Les élections locales de 31 mars 2024 ont révélé que le centre de gravité politique de la Turquie a glissé légèrement du pôle conservateur et islamiste vers le pôle moderniste et laïc. Mais ces deux pôles partagent à peu près les mêmes valeurs nationalistes, les uns sont méfiants des alliés occidentaux de la Turquie les autres de ses voisins moyen-orientaux. La présence massive de réfugiés syriens en Turquie a exacerbé cette inimitié des modernistes-laïcs vis-à-vis des islamistes. Il y a aussi une certaine ambivalence dans l'approche du CHP vis-à-vis des exigences de l’Union européenne pour la poursuite des négociations en vue d'adhésion de la Turquie.
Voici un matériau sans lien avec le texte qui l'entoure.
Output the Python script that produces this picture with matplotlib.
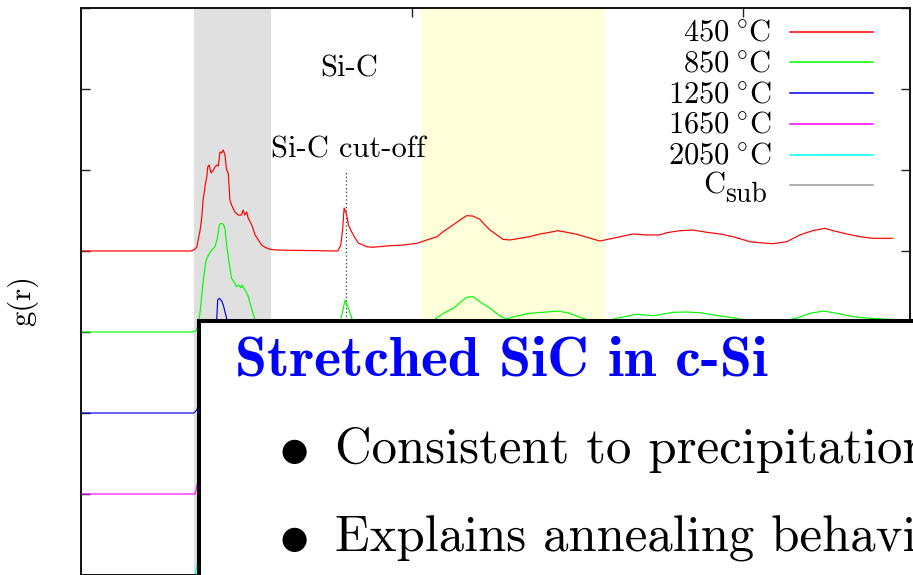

Mais pour que l’opposition puisse gagner les élections présidentielles dans quatre ans, il lui faudra obtenir d’une part les voix de cinq à six millions d’électeurs, notamment dans les classes populaires, qui ont voté pour l’AKP ou pour les autres partis de l’Alliance du peuple ou se sont abstenus en mars 2024 et de l’autre de ne pas perdre dans la foulée une partie de ses électeurs qui restent de fervents nationalistes ou laïcs. Cela pose un grand défi aux dirigeants du CHP mais aussi à tous les progressistes de la Turquie.